Please write out the lines of the data exactly, beginning with the first and ending with the line containing "var SHIFT = 101;"; leave the pictures behind.

* * * * * * * * *

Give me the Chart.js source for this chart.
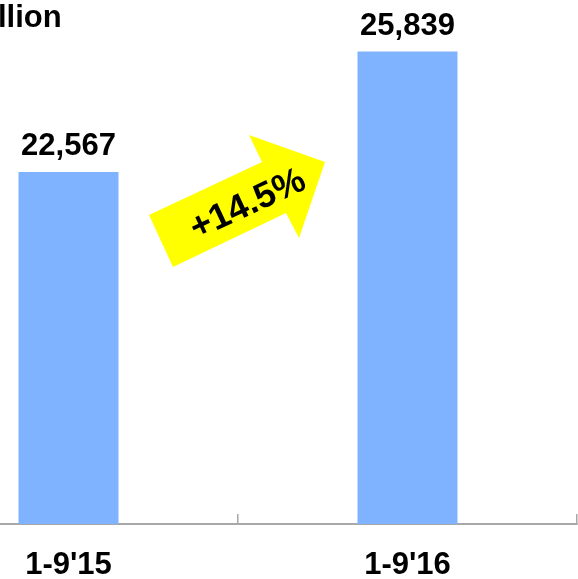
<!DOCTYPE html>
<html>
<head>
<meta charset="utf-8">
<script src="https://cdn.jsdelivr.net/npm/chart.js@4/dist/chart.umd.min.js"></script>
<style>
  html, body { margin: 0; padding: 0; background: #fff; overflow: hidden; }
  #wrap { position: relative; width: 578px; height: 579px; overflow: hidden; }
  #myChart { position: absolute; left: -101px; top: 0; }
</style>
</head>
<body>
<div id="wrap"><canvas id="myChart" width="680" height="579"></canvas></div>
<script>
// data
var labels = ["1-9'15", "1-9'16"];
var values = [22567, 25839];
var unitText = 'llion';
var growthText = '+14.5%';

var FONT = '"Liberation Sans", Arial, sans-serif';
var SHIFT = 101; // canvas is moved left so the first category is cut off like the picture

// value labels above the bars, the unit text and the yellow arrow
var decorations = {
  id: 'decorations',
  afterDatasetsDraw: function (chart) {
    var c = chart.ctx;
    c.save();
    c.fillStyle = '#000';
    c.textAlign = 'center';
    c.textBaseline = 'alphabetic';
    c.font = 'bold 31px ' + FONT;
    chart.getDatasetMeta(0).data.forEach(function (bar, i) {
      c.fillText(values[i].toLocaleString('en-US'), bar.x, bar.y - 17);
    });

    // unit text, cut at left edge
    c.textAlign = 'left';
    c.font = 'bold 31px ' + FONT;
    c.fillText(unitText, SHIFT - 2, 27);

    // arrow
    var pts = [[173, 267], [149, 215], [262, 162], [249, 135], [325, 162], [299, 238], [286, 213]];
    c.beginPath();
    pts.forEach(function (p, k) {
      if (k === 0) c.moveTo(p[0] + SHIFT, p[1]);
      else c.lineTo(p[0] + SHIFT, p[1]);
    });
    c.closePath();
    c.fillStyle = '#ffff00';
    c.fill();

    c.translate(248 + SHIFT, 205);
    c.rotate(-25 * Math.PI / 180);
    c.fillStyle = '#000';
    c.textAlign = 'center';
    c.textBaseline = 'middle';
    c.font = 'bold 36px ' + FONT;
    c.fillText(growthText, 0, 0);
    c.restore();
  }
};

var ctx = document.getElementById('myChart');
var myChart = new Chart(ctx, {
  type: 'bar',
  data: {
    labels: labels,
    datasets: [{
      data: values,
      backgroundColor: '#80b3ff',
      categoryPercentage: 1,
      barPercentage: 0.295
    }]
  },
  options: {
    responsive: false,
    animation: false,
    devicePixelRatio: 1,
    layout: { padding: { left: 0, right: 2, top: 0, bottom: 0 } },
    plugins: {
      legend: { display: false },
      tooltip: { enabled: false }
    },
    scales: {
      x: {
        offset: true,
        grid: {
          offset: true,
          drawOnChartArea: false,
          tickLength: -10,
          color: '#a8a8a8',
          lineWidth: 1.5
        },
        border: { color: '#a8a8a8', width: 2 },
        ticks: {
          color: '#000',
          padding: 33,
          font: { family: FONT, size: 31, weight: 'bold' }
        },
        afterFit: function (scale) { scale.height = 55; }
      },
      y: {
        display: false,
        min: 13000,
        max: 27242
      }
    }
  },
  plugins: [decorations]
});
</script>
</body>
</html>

* * * * * * * * *

THE REPLY.
Give me the Chart.js source for this chart.
<!DOCTYPE html>
<html>
<head>
<meta charset="utf-8">
<script src="https://cdn.jsdelivr.net/npm/chart.js@4/dist/chart.umd.min.js"></script>
<style>
  html, body { margin: 0; padding: 0; background: #fff; overflow: hidden; }
  #wrap { position: relative; width: 578px; height: 579px; overflow: hidden; }
  #myChart { position: absolute; left: -101px; top: 0; }
</style>
</head>
<body>
<div id="wrap"><canvas id="myChart" width="680" height="579"></canvas></div>
<script>
// data
var labels = ["1-9'15", "1-9'16"];
var values = [22567, 25839];
var unitText = 'llion';
var growthText = '+14.5%';

var FONT = '"Liberation Sans", Arial, sans-serif';
var SHIFT = 101; // canvas is moved left so the first category is cut off like the picture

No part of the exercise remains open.